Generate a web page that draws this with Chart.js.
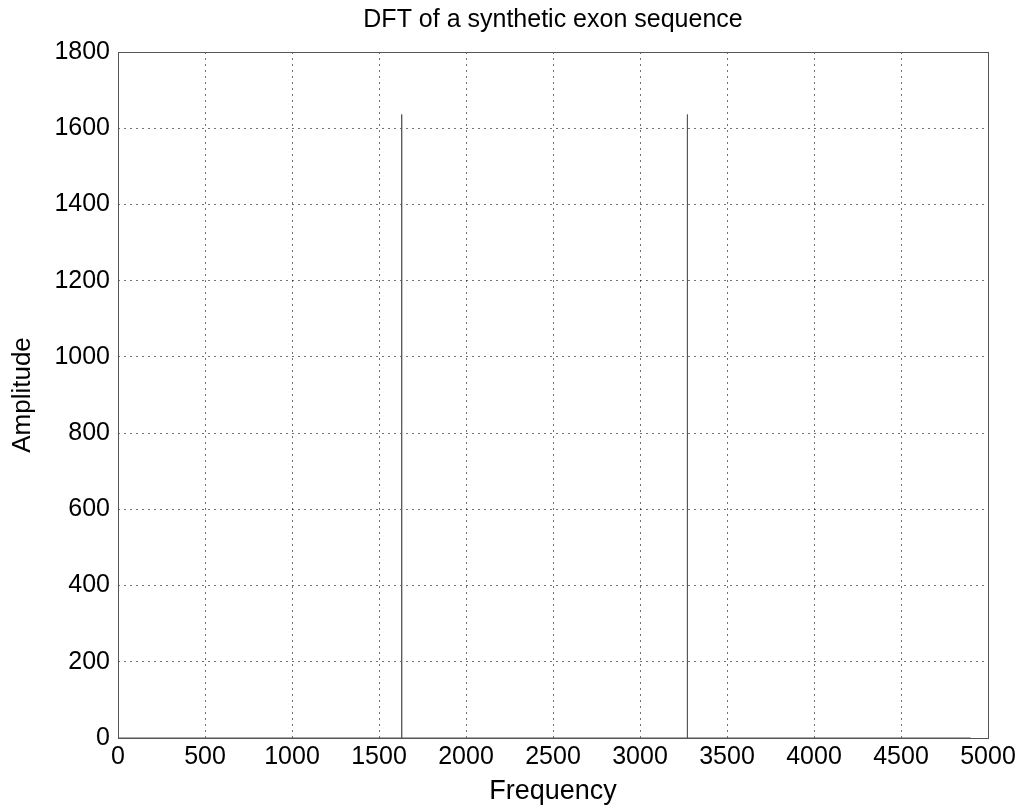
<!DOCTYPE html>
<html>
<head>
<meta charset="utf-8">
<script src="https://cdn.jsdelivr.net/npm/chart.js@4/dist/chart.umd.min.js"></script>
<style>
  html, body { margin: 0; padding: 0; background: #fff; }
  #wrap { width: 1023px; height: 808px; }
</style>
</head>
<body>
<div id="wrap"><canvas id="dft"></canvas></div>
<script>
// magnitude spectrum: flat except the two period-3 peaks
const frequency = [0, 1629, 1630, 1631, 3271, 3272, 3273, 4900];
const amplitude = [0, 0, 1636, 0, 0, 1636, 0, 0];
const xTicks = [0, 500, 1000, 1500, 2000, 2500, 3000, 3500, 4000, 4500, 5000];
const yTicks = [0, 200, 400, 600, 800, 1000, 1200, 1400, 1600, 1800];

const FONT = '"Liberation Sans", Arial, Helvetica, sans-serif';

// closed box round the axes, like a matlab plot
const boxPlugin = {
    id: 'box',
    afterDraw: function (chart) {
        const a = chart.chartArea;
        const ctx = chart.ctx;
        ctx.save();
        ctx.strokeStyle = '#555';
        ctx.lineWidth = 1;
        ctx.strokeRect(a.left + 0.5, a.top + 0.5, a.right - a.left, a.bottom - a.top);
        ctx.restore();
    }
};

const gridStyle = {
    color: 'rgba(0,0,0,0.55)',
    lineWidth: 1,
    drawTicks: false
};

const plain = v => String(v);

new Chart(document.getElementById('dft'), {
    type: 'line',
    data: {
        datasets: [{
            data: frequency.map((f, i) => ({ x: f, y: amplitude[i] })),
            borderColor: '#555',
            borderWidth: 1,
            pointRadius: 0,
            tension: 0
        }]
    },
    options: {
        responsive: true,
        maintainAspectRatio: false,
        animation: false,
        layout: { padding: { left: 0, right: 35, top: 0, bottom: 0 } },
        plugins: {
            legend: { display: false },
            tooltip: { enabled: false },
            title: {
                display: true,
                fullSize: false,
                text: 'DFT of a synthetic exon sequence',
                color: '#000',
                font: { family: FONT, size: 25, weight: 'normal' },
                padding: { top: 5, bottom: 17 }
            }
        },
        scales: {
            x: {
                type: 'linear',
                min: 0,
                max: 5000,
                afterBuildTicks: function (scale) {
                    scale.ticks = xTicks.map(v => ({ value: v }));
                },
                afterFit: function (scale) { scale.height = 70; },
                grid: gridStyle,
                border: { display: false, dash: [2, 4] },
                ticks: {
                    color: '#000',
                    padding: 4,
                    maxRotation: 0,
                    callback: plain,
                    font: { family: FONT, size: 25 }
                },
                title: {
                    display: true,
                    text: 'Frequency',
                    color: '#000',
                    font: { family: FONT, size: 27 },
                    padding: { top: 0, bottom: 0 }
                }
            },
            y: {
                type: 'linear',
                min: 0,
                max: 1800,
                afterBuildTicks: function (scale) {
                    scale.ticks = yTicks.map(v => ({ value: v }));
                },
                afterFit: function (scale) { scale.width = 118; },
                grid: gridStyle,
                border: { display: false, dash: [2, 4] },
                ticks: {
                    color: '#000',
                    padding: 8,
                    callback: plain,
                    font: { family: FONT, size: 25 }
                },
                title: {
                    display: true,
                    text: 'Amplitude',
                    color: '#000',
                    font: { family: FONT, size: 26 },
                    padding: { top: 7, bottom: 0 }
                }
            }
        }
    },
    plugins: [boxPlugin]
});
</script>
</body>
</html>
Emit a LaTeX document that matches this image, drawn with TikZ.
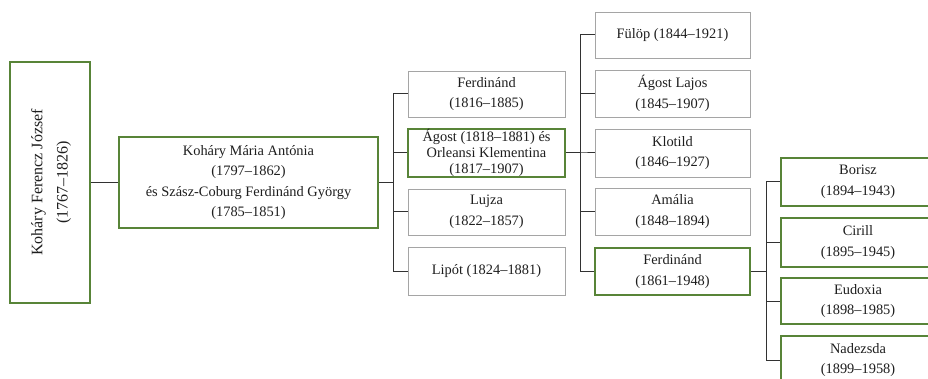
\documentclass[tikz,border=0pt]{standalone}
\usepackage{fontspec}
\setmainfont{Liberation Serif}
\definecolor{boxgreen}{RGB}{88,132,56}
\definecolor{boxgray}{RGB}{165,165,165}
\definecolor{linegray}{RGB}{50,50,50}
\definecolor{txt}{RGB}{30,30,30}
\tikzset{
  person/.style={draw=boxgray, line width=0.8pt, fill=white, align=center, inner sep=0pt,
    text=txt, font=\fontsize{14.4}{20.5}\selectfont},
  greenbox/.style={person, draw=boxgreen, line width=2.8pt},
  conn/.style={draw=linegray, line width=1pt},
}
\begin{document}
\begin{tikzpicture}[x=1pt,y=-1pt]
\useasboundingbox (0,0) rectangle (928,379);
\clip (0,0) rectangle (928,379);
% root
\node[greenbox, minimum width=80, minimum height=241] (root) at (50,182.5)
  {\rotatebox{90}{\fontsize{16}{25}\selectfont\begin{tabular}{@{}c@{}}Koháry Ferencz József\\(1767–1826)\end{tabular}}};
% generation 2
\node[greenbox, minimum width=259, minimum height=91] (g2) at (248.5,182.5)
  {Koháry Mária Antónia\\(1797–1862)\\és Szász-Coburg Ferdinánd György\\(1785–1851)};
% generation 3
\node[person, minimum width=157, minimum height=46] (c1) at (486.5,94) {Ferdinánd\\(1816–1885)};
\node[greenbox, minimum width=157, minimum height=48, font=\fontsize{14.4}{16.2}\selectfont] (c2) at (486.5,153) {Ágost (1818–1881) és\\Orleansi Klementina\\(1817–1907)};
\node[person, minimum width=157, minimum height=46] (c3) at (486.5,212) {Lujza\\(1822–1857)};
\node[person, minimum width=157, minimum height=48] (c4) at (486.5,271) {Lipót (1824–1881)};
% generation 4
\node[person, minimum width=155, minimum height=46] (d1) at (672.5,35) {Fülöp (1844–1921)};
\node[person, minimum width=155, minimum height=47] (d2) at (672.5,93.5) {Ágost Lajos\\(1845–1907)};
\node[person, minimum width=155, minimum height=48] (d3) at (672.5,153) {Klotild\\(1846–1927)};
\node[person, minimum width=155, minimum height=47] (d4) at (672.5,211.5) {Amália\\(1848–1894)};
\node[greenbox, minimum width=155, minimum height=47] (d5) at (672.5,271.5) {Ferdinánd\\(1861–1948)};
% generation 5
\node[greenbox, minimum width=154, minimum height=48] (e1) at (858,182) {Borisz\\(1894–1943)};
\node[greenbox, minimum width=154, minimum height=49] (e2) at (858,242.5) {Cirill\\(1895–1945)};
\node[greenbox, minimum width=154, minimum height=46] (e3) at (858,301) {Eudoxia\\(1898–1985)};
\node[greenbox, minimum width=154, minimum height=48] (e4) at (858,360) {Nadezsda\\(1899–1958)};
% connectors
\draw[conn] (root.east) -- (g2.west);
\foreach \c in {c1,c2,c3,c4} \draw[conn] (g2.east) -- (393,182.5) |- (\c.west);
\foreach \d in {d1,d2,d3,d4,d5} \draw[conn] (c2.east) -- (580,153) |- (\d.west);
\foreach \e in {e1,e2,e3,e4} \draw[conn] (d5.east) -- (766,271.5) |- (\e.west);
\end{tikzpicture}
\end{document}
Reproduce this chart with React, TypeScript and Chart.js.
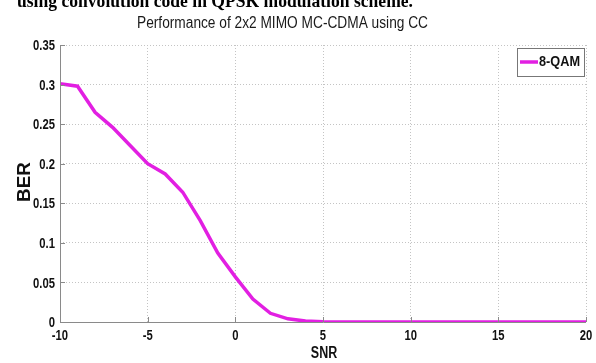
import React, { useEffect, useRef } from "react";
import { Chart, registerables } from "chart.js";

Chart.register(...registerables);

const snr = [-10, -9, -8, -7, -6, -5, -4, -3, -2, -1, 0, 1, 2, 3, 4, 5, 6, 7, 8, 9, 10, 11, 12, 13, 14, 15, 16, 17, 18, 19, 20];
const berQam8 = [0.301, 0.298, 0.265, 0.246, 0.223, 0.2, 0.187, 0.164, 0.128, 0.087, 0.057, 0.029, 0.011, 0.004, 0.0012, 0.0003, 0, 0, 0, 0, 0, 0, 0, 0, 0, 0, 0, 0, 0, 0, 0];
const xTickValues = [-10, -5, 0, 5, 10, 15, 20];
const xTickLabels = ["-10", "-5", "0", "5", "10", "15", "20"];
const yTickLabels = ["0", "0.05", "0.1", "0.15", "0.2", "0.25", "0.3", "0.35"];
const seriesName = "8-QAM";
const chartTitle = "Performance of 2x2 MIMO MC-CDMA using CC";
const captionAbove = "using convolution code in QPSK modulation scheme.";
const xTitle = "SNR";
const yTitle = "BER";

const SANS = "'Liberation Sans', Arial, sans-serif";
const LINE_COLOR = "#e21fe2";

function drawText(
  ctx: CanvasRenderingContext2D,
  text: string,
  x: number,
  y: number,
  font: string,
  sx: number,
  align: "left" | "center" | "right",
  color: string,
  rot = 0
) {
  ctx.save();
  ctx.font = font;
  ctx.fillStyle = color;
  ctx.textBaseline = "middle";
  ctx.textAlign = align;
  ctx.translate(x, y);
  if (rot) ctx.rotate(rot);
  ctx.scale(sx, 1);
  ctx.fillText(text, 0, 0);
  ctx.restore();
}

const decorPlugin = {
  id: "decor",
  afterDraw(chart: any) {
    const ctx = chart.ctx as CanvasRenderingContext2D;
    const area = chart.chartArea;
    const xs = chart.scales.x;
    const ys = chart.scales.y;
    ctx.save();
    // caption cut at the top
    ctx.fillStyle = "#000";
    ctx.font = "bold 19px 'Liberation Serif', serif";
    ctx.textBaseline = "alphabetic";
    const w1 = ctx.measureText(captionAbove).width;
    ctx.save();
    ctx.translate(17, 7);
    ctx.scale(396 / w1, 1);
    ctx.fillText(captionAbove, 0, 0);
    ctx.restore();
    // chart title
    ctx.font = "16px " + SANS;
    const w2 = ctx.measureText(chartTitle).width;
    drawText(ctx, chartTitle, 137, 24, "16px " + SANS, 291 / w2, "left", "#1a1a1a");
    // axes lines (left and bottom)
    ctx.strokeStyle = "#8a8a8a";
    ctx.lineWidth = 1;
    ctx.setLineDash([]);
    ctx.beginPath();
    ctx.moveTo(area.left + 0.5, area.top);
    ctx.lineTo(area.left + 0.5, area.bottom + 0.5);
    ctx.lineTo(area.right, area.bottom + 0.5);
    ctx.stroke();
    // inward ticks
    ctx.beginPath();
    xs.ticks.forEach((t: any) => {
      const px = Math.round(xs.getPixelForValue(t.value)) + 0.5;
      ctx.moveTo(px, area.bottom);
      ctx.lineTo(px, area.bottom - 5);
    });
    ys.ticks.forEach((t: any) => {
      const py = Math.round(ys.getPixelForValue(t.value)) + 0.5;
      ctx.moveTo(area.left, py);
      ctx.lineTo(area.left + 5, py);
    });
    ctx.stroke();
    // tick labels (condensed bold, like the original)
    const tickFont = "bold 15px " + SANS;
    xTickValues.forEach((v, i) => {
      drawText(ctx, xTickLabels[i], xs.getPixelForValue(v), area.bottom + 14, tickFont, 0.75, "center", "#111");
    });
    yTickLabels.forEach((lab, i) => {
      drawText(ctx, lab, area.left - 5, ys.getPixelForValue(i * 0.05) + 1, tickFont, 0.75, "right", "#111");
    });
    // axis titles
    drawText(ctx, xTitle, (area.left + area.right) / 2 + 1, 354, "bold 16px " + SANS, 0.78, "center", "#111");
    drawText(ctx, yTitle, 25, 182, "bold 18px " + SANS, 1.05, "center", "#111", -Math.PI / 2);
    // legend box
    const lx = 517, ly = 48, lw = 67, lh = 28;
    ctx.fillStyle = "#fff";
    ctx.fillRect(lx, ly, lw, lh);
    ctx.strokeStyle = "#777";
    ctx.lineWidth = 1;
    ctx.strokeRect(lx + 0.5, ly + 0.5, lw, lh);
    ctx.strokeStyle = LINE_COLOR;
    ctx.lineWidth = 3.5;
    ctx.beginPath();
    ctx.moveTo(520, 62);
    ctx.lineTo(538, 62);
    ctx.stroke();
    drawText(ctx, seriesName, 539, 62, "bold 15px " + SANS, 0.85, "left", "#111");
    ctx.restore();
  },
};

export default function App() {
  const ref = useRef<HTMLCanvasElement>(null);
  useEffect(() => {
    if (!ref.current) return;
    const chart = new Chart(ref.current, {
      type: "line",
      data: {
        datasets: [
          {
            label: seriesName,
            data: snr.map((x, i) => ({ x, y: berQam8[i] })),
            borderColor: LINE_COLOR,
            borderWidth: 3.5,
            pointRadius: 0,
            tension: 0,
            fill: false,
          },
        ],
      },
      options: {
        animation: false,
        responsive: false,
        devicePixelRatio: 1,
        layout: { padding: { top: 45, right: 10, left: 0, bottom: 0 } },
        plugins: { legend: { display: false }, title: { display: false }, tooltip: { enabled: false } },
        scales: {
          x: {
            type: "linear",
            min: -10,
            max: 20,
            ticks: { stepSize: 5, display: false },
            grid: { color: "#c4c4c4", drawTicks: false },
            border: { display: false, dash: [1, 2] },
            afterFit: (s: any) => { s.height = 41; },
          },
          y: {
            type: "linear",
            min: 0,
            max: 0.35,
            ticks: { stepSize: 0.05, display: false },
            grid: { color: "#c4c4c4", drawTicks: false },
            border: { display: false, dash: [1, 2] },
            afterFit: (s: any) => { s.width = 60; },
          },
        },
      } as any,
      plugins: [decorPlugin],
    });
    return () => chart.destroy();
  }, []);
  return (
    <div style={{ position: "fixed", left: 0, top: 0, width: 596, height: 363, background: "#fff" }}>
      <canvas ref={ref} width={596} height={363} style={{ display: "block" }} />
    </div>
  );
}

※ ※ ※

DIRECTIVE:
Look above for the line with "Reproduce this chart" and copy exactly from it through the line with "Chart.register(...registerables);", both included. Omit the pictures.

PROBLEM SOLUTION:
Reproduce this chart with React, TypeScript and Chart.js.
import React, { useEffect, useRef } from "react";
import { Chart, registerables } from "chart.js";

Chart.register(...registerables);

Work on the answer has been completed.